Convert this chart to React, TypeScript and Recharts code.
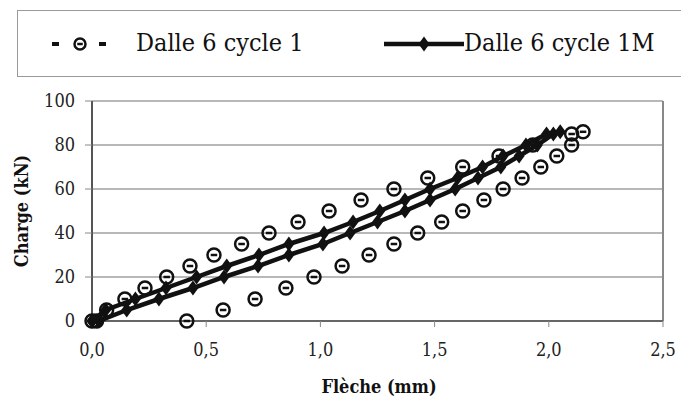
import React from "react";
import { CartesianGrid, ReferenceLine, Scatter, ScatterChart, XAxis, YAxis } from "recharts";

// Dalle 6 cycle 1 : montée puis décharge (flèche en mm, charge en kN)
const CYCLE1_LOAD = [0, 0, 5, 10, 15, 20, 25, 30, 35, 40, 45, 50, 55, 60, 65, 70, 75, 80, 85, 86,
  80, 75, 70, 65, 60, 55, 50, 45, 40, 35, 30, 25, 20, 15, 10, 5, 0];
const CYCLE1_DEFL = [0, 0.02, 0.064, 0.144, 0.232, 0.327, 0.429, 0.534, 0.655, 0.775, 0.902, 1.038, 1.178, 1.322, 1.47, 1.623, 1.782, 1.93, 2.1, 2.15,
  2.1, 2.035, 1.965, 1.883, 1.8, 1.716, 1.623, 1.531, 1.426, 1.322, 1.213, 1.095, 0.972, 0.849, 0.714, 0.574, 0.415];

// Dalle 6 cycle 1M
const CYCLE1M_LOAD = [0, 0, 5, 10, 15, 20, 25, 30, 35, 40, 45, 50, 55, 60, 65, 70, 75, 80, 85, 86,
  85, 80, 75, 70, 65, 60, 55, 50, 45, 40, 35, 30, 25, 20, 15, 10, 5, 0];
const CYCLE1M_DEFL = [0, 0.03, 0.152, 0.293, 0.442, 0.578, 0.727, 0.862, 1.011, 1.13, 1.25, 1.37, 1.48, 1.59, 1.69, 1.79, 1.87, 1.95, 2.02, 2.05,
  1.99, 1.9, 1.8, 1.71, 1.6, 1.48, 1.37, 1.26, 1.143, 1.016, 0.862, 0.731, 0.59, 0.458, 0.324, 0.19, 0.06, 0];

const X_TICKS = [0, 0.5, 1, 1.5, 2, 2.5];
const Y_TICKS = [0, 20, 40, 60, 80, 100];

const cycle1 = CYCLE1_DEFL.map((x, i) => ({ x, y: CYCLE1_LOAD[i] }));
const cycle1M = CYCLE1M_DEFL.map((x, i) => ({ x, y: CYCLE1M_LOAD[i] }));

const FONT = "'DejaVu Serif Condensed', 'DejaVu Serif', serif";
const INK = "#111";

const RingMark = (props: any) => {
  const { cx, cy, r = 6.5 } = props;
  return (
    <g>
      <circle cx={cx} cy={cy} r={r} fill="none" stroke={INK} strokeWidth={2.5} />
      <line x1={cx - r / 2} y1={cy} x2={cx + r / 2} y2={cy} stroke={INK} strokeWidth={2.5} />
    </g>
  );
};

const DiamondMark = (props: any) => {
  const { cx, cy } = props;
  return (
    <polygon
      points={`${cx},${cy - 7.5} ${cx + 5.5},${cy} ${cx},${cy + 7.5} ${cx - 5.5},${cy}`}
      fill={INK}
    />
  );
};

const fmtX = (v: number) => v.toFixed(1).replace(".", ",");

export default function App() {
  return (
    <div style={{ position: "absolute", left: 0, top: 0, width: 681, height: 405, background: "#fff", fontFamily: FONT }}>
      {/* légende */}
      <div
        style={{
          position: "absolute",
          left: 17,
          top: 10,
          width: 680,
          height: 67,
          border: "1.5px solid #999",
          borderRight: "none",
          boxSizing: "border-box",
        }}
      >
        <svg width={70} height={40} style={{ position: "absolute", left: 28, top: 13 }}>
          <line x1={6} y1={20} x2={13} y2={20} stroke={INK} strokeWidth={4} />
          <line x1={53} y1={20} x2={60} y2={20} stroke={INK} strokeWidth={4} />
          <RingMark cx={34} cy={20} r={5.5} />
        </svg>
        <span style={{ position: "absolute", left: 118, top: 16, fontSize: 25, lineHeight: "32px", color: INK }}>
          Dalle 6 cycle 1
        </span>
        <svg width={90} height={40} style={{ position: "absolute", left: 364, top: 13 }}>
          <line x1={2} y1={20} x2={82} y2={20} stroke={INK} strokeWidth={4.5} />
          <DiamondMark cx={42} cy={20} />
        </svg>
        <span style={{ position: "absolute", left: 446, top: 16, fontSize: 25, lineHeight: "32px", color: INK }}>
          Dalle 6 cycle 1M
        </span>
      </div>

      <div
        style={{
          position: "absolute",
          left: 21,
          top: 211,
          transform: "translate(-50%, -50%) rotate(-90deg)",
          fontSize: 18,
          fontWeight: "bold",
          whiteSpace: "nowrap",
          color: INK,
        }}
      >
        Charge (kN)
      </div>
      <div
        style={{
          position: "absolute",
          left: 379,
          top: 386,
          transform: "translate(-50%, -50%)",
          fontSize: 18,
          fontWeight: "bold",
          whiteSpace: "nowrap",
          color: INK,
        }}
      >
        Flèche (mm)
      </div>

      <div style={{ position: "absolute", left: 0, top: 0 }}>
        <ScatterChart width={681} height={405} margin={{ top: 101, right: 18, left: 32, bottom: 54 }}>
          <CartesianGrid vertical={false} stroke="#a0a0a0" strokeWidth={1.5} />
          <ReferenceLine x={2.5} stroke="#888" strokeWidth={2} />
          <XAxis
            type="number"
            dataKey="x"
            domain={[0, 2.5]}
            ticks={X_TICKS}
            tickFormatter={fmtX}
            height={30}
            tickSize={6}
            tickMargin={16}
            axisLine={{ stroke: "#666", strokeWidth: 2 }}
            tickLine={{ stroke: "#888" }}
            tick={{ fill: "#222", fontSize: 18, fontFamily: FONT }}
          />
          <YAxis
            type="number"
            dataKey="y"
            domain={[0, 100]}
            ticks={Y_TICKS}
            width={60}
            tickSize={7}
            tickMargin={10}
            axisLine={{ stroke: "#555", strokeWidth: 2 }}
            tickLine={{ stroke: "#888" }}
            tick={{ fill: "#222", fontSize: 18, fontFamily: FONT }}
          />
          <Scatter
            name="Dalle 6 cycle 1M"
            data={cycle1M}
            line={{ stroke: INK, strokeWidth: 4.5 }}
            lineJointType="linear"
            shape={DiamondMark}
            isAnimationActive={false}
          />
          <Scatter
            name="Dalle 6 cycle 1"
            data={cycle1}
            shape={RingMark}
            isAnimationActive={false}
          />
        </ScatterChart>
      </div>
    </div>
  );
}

• • • • • • •

◆ **Work instructions**: Write out the full listing verbatim, excluding its pictures.

◆ **Answer to the exercise**:
Convert this chart to React, TypeScript and Recharts code.
import React from "react";
import { CartesianGrid, ReferenceLine, Scatter, ScatterChart, XAxis, YAxis } from "recharts";

// Dalle 6 cycle 1 : montée puis décharge (flèche en mm, charge en kN)
const CYCLE1_LOAD = [0, 0, 5, 10, 15, 20, 25, 30, 35, 40, 45, 50, 55, 60, 65, 70, 75, 80, 85, 86,
  80, 75, 70, 65, 60, 55, 50, 45, 40, 35, 30, 25, 20, 15, 10, 5, 0];
const CYCLE1_DEFL = [0, 0.02, 0.064, 0.144, 0.232, 0.327, 0.429, 0.534, 0.655, 0.775, 0.902, 1.038, 1.178, 1.322, 1.47, 1.623, 1.782, 1.93, 2.1, 2.15,
  2.1, 2.035, 1.965, 1.883, 1.8, 1.716, 1.623, 1.531, 1.426, 1.322, 1.213, 1.095, 0.972, 0.849, 0.714, 0.574, 0.415];

// Dalle 6 cycle 1M
const CYCLE1M_LOAD = [0, 0, 5, 10, 15, 20, 25, 30, 35, 40, 45, 50, 55, 60, 65, 70, 75, 80, 85, 86,
  85, 80, 75, 70, 65, 60, 55, 50, 45, 40, 35, 30, 25, 20, 15, 10, 5, 0];
const CYCLE1M_DEFL = [0, 0.03, 0.152, 0.293, 0.442, 0.578, 0.727, 0.862, 1.011, 1.13, 1.25, 1.37, 1.48, 1.59, 1.69, 1.79, 1.87, 1.95, 2.02, 2.05,
  1.99, 1.9, 1.8, 1.71, 1.6, 1.48, 1.37, 1.26, 1.143, 1.016, 0.862, 0.731, 0.59, 0.458, 0.324, 0.19, 0.06, 0];

const X_TICKS = [0, 0.5, 1, 1.5, 2, 2.5];
const Y_TICKS = [0, 20, 40, 60, 80, 100];

const cycle1 = CYCLE1_DEFL.map((x, i) => ({ x, y: CYCLE1_LOAD[i] }));
const cycle1M = CYCLE1M_DEFL.map((x, i) => ({ x, y: CYCLE1M_LOAD[i] }));

const FONT = "'DejaVu Serif Condensed', 'DejaVu Serif', serif";
const INK = "#111";

const RingMark = (props: any) => {
  const { cx, cy, r = 6.5 } = props;
  return (
    <g>
      <circle cx={cx} cy={cy} r={r} fill="none" stroke={INK} strokeWidth={2.5} />
      <line x1={cx - r / 2} y1={cy} x2={cx + r / 2} y2={cy} stroke={INK} strokeWidth={2.5} />
    </g>
  );
};

const DiamondMark = (props: any) => {
  const { cx, cy } = props;
  return (
    <polygon
      points={`${cx},${cy - 7.5} ${cx + 5.5},${cy} ${cx},${cy + 7.5} ${cx - 5.5},${cy}`}
      fill={INK}
    />
  );
};

const fmtX = (v: number) => v.toFixed(1).replace(".", ",");

export default function App() {
  return (
    <div style={{ position: "absolute", left: 0, top: 0, width: 681, height: 405, background: "#fff", fontFamily: FONT }}>
      {/* légende */}
      <div
        style={{
          position: "absolute",
          left: 17,
          top: 10,
          width: 680,
          height: 67,
          border: "1.5px solid #999",
          borderRight: "none",
          boxSizing: "border-box",
        }}
      >
        <svg width={70} height={40} style={{ position: "absolute", left: 28, top: 13 }}>
          <line x1={6} y1={20} x2={13} y2={20} stroke={INK} strokeWidth={4} />
          <line x1={53} y1={20} x2={60} y2={20} stroke={INK} strokeWidth={4} />
          <RingMark cx={34} cy={20} r={5.5} />
        </svg>
        <span style={{ position: "absolute", left: 118, top: 16, fontSize: 25, lineHeight: "32px", color: INK }}>
          Dalle 6 cycle 1
        </span>
        <svg width={90} height={40} style={{ position: "absolute", left: 364, top: 13 }}>
          <line x1={2} y1={20} x2={82} y2={20} stroke={INK} strokeWidth={4.5} />
          <DiamondMark cx={42} cy={20} />
        </svg>
        <span style={{ position: "absolute", left: 446, top: 16, fontSize: 25, lineHeight: "32px", color: INK }}>
          Dalle 6 cycle 1M
        </span>
      </div>

      <div
        style={{
          position: "absolute",
          left: 21,
          top: 211,
          transform: "translate(-50%, -50%) rotate(-90deg)",
          fontSize: 18,
          fontWeight: "bold",
          whiteSpace: "nowrap",
          color: INK,
        }}
      >
        Charge (kN)
      </div>
      <div
        style={{
          position: "absolute",
          left: 379,
          top: 386,
          transform: "translate(-50%, -50%)",
          fontSize: 18,
          fontWeight: "bold",
          whiteSpace: "nowrap",
          color: INK,
        }}
      >
        Flèche (mm)
      </div>

      <div style={{ position: "absolute", left: 0, top: 0 }}>
        <ScatterChart width={681} height={405} margin={{ top: 101, right: 18, left: 32, bottom: 54 }}>
          <CartesianGrid vertical={false} stroke="#a0a0a0" strokeWidth={1.5} />
          <ReferenceLine x={2.5} stroke="#888" strokeWidth={2} />
          <XAxis
            type="number"
            dataKey="x"
            domain={[0, 2.5]}
            ticks={X_TICKS}
            tickFormatter={fmtX}
            height={30}
            tickSize={6}
            tickMargin={16}
            axisLine={{ stroke: "#666", strokeWidth: 2 }}
            tickLine={{ stroke: "#888" }}
            tick={{ fill: "#222", fontSize: 18, fontFamily: FONT }}
          />
          <YAxis
            type="number"
            dataKey="y"
            domain={[0, 100]}
            ticks={Y_TICKS}
            width={60}
            tickSize={7}
            tickMargin={10}
            axisLine={{ stroke: "#555", strokeWidth: 2 }}
            tickLine={{ stroke: "#888" }}
            tick={{ fill: "#222", fontSize: 18, fontFamily: FONT }}
          />
          <Scatter
            name="Dalle 6 cycle 1M"
            data={cycle1M}
            line={{ stroke: INK, strokeWidth: 4.5 }}
            lineJointType="linear"
            shape={DiamondMark}
            isAnimationActive={false}
          />
          <Scatter
            name="Dalle 6 cycle 1"
            data={cycle1}
            shape={RingMark}
            isAnimationActive={false}
          />
        </ScatterChart>
      </div>
    </div>
  );
}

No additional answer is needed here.